When will we know a winner on election night?
One piece of advice for anyone planning to tune in to election night coverage Tuesday: "Have a couple of cups of coffee," CBS News director of elections Anthony Salvanto said. It's going to be a long night.
Though polls in some states, like the key battleground of Virginia, will close at 7 p.m. EDT, others, including the critical swing state of Iowa, won't close until 10 p.m. EDT - "and most of the battlegrounds may even still be counting votes at that point," Salvanto said.
"I don't think we'll know the winner there for a while, especially if it ends up as close as it looks right now - that could be hours," he said, predicting only a one- or two-point gap between President Obama and Mitt Romney across battleground states. But as returns come in throughout the night, Salvanto added, results from "battlegrounds within the battlegrounds" - crucial voting blocs in swing states - could sketch a rough outline of how the election will likely turn out.
Citing Hispanics, African-Americans, women, seniors in Florida, and suburban white men, Salvanto said watching the way those groups are breaking "will give us indications of maybe which way this is leaning. It'll generate some excitement."
In 2008, for example, typically conservative small towns and rural areas defected, making up a critical part of then-candidate Obama's coalition.

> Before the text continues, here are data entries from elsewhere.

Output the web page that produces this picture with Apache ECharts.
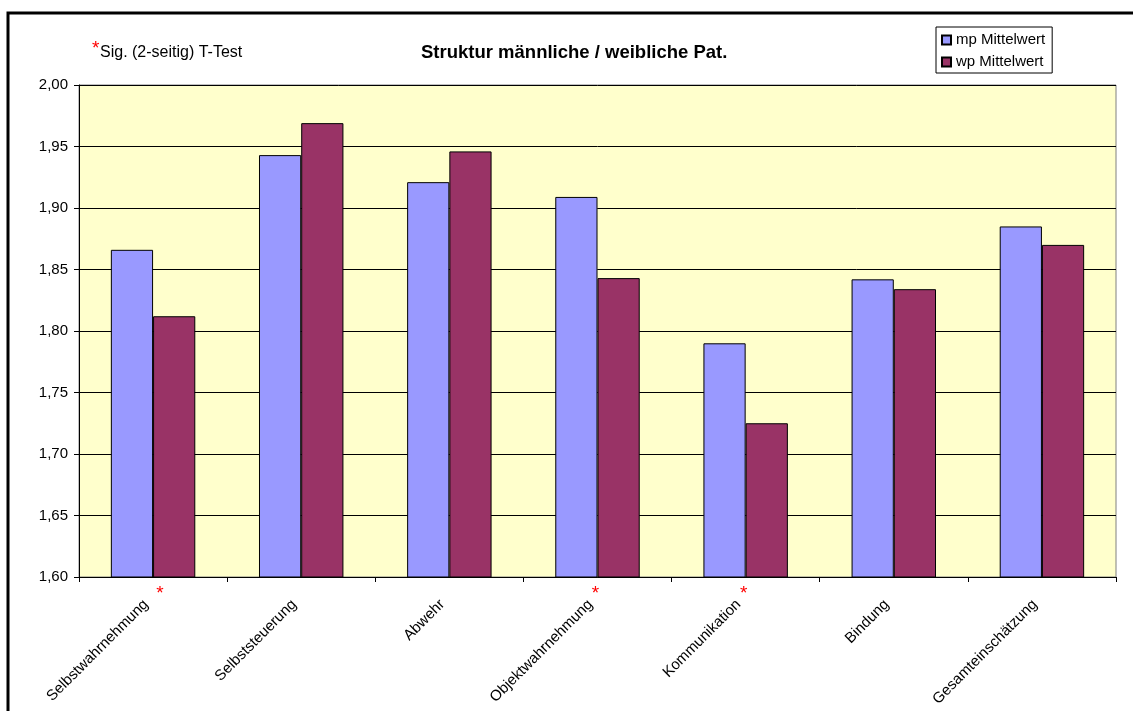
<!DOCTYPE html>
<html>
<head>
<meta charset="utf-8">
<script src="https://cdn.jsdelivr.net/npm/echarts@6/dist/echarts.min.js"></script>
<style>
html,body{margin:0;padding:0;background:#fff;}
#c{width:1133px;height:711px;}
</style>
</head>
<body>
<div id="c"></div>
<script>
var categories = ['Selbstwahrnehmung','Selbststeuerung','Abwehr','Objektwahrnehmung','Kommunikation','Bindung','Gesamteinschätzung'];
var mpValues = [1.866, 1.943, 1.921, 1.909, 1.790, 1.842, 1.885];
var wpValues = [1.812, 1.969, 1.946, 1.843, 1.725, 1.834, 1.870];
var significant = [true, false, false, true, true, false, false];
var seriesNames = ['mp Mittelwert', 'wp Mittelwert'];
var titleText = 'Struktur männliche / weibliche Pat.';
var noteText = 'Sig. (2-seitig) T-Test';

var FONT = '"Liberation Sans", Arial, sans-serif';
var chart = echarts.init(document.getElementById('c'), null, {renderer: 'canvas'});

var option = {
  backgroundColor: '#ffffff',
  animation: false,
  title: {
    text: titleText,
    left: 421, top: 43, padding: 0,
    textStyle: {fontFamily: FONT, fontSize: 18.5, fontWeight: 'bold', color: '#000'}
  },
  legend: {
    orient: 'vertical',
    left: 936, top: 27,
    padding: [4, 7, 2, 5],
    itemGap: 4,
    itemWidth: 9, itemHeight: 9,
    backgroundColor: '#fff',
    borderColor: '#000', borderWidth: 1, borderRadius: 0,
    icon: 'rect',
    textStyle: {fontFamily: FONT, fontSize: 15, color: '#000', lineHeight: 18},
    data: seriesNames
  },
  grid: {
    left: 79, right: 17, top: 85, bottom: 134,
    show: true, backgroundColor: '#FFFFCC', borderColor: '#808080', borderWidth: 1
  },
  xAxis: {
    type: 'category',
    data: categories,
    boundaryGap: true,
    axisLine: {lineStyle: {color: '#000', width: 1}},
    axisTick: {show: true, length: 5, lineStyle: {color: '#000'}},
    axisLabel: {rotate: 45, margin: 18, padding: [0, 10, 0, 0], interval: 0, fontFamily: FONT, fontSize: 15, color: '#000'}
  },
  yAxis: {
    type: 'value',
    min: 1.6, max: 2.0, interval: 0.05,
    axisLine: {show: true, lineStyle: {color: '#000', width: 1}},
    axisTick: {show: true, length: 5, lineStyle: {color: '#000'}},
    axisLabel: {
      margin: 11, fontFamily: FONT, fontSize: 15, color: '#000',
      formatter: function (v) { return v.toFixed(2).replace('.', ','); }
    },
    splitLine: {show: true, lineStyle: {color: '#000', width: 1}}
  },
  series: [
    {
      name: seriesNames[0], type: 'bar', data: mpValues,
      barGap: '0%', barCategoryGap: '43%',
      itemStyle: {color: '#9999FF', borderColor: '#000', borderWidth: 1}
    },
    {
      name: seriesNames[1], type: 'bar', data: wpValues,
      barGap: '0%', barCategoryGap: '43%',
      itemStyle: {color: '#993366', borderColor: '#000', borderWidth: 1}
    }
  ]
};
chart.setOption(option);

// annotations
var sigDx = {0: 7, 3: -2, 4: -2};
var elements = [
  {type: 'rect', shape: {x: 8, y: 13, width: 1300, height: 900}, style: {fill: null, stroke: '#000', lineWidth: 3}, silent: true, z: 100},
  {type: 'text', x: 92, y: 39, style: {text: '*', fill: '#ff0000', font: '19px ' + FONT, textAlign: 'left', textVerticalAlign: 'top'}, z: 100},
  {type: 'text', x: 100, y: 53, style: {text: noteText, fill: '#000', font: '16px ' + FONT, textAlign: 'left', textVerticalAlign: 'middle'}, z: 100}
];
for (var i = 0; i < categories.length; i++) {
  if (!significant[i]) continue;
  var p = chart.convertToPixel({xAxisIndex: 0}, categories[i]);
  var axisY = chart.convertToPixel({yAxisIndex: 0}, 1.6);
  elements.push({
    type: 'text', x: p + (sigDx[i] || 0), y: axisY + 17,
    style: {text: '*', fill: '#ff0000', font: '19px ' + FONT, textAlign: 'center', textVerticalAlign: 'middle'}, z: 100
  });
}
chart.setOption({graphic: {elements: elements}});
</script>
</body>
</html>
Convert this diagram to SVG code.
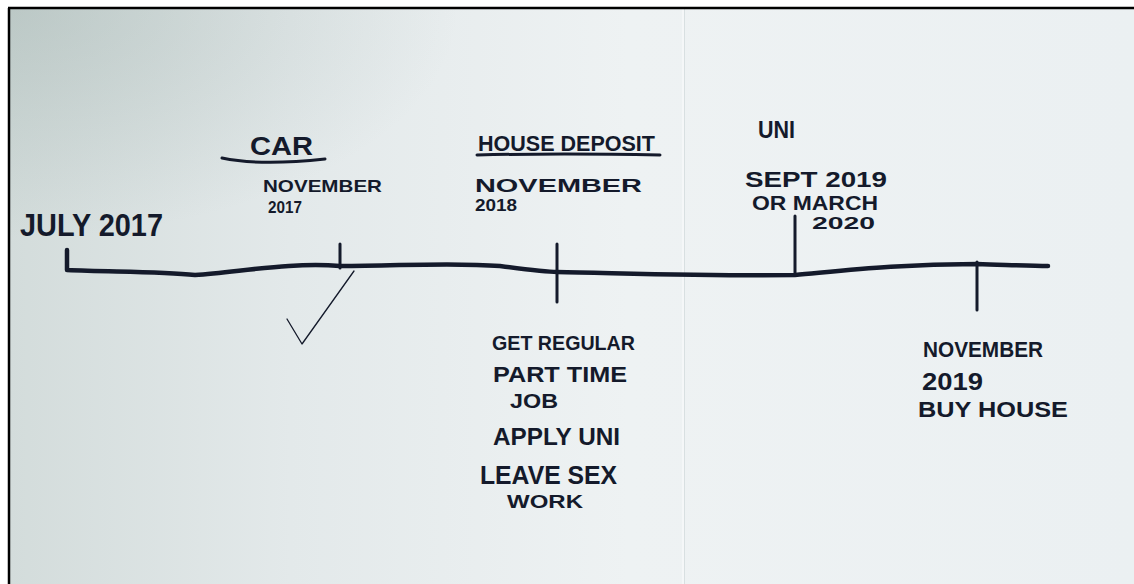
<svg xmlns="http://www.w3.org/2000/svg" width="1134" height="584" viewBox="0 0 1134 584">
  <defs>
    <linearGradient id="paper" x1="0" y1="0" x2="1" y2="0">
      <stop offset="0" stop-color="#d3dcdb"/>
      <stop offset="0.25" stop-color="#e3e9ea"/>
      <stop offset="0.55" stop-color="#eef2f3"/>
      <stop offset="1" stop-color="#ebf0f2"/>
    </linearGradient>
    <radialGradient id="vign" cx="0" cy="0" r="0.4" gradientUnits="objectBoundingBox">
      <stop offset="0" stop-color="#8fa39e" stop-opacity="0.35"/>
      <stop offset="1" stop-color="#8fa39e" stop-opacity="0"/>
    </radialGradient>
    <style>
      .ink { fill: #141a2b; font-family: "Liberation Sans", Arial, sans-serif; font-weight: bold; }
      .line { fill: none; stroke: #141a2b; stroke-linecap: round; stroke-linejoin: round; }
      .main { stroke-width: 4.5; }
      .tick { stroke-width: 3; }
      .thin { stroke-width: 1.3; }
    </style>
  </defs>

  <rect x="0" y="0" width="1134" height="584" fill="#ffffff"/>
  <rect x="9" y="8" width="1125" height="576" fill="url(#paper)"/>
  <rect x="9" y="8" width="1125" height="576" fill="url(#vign)"/>
  <line x1="683" y1="9" x2="683" y2="584" stroke="#ffffff" stroke-opacity="0.7" stroke-width="1.2"/>
  <line x1="684.5" y1="9" x2="684.5" y2="584" stroke="#c9d3d5" stroke-opacity="0.6" stroke-width="1"/>
  <path d="M8 8 H1134 M9 8 V584" fill="none" stroke="#000000" stroke-width="2.5"/>

  <g id="connectors">
    <path class="line main" d="M67 250 L67 270 C110 272 160 271 195 275 C240 272 290 262 340 266 C400 266 450 262 500 266 C530 270 545 272 557 272 C620 273 700 276 795 275 C850 270 900 264 977 264 C1010 265 1030 266 1048 266"/>
    <path class="line tick" d="M340 244 L340 268"/>
    <path class="line tick" d="M557 244 L557 302"/>
    <path class="line tick" d="M795 216 L795 275"/>
    <path class="line tick" d="M977 262 L977 310"/>
    <path class="line thin" d="M287 319 L302 344 L354 271"/>
  </g>

  <g id="node-july-2017">
    <text class="ink" x="20" y="236" font-size="32" textLength="143" lengthAdjust="spacingAndGlyphs">JULY 2017</text>
  </g>

  <g id="node-car">
    <text class="ink" x="250" y="155" font-size="26" textLength="63" lengthAdjust="spacingAndGlyphs">CAR</text>
    <path class="line" stroke-width="3" d="M222 158 Q260 166 325 159"/>
    <text class="ink" x="263" y="192" font-size="17" textLength="119" lengthAdjust="spacingAndGlyphs">NOVEMBER</text>
    <text class="ink" x="268" y="213" font-size="17" textLength="34" lengthAdjust="spacingAndGlyphs">2017</text>
  </g>

  <g id="node-house-deposit">
    <text class="ink" x="478" y="151" font-size="22" textLength="177" lengthAdjust="spacingAndGlyphs">HOUSE DEPOSIT</text>
    <path class="line" stroke-width="3" d="M477 155 Q560 153 660 155"/>
    <text class="ink" x="475" y="192" font-size="18" textLength="167" lengthAdjust="spacingAndGlyphs">NOVEMBER</text>
    <text class="ink" x="475" y="211" font-size="16" textLength="42" lengthAdjust="spacingAndGlyphs">2018</text>
  </g>

  <g id="node-nov-2018-goals">
    <text class="ink" x="492" y="350" font-size="21" textLength="143" lengthAdjust="spacingAndGlyphs">GET REGULAR</text>
    <text class="ink" x="493" y="382" font-size="22" textLength="134" lengthAdjust="spacingAndGlyphs">PART TIME</text>
    <text class="ink" x="510" y="408" font-size="20" textLength="48" lengthAdjust="spacingAndGlyphs">JOB</text>
    <text class="ink" x="493" y="445" font-size="24" textLength="127" lengthAdjust="spacingAndGlyphs">APPLY UNI</text>
    <text class="ink" x="480" y="484" font-size="26" textLength="137" lengthAdjust="spacingAndGlyphs">LEAVE SEX</text>
    <text class="ink" x="507" y="508" font-size="18" textLength="76" lengthAdjust="spacingAndGlyphs">WORK</text>
  </g>

  <g id="node-uni">
    <text class="ink" x="758" y="138" font-size="24" textLength="37" lengthAdjust="spacingAndGlyphs">UNI</text>
    <text class="ink" x="745" y="187" font-size="22" textLength="142" lengthAdjust="spacingAndGlyphs">SEPT 2019</text>
    <text class="ink" x="752" y="210" font-size="20" textLength="126" lengthAdjust="spacingAndGlyphs">OR MARCH</text>
    <text class="ink" x="812" y="229" font-size="16" textLength="63" lengthAdjust="spacingAndGlyphs">2020</text>
  </g>

  <g id="node-buy-house">
    <text class="ink" x="923" y="357" font-size="22" textLength="120" lengthAdjust="spacingAndGlyphs">NOVEMBER</text>
    <text class="ink" x="922" y="390" font-size="24" textLength="61" lengthAdjust="spacingAndGlyphs">2019</text>
    <text class="ink" x="918" y="417" font-size="22" textLength="150" lengthAdjust="spacingAndGlyphs">BUY HOUSE</text>
  </g>
</svg>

Recent polling, Salvanto said, suggests those areas may shift back to Romney on Tuesday, meaning the president "would have to make up that difference somewhere else," like around cities or among women.
Above all else, though, the number one thing to watch for Tuesday night: "Turnout," Salvanto said.
"When you see an election that is this close, with each partisan side in their respective camps and so few undecided voters, it becomes about which candidate gets their folks out to the polls," he continued. "And people often say, 'Oh it's all about turnout.' But in this one, it really is."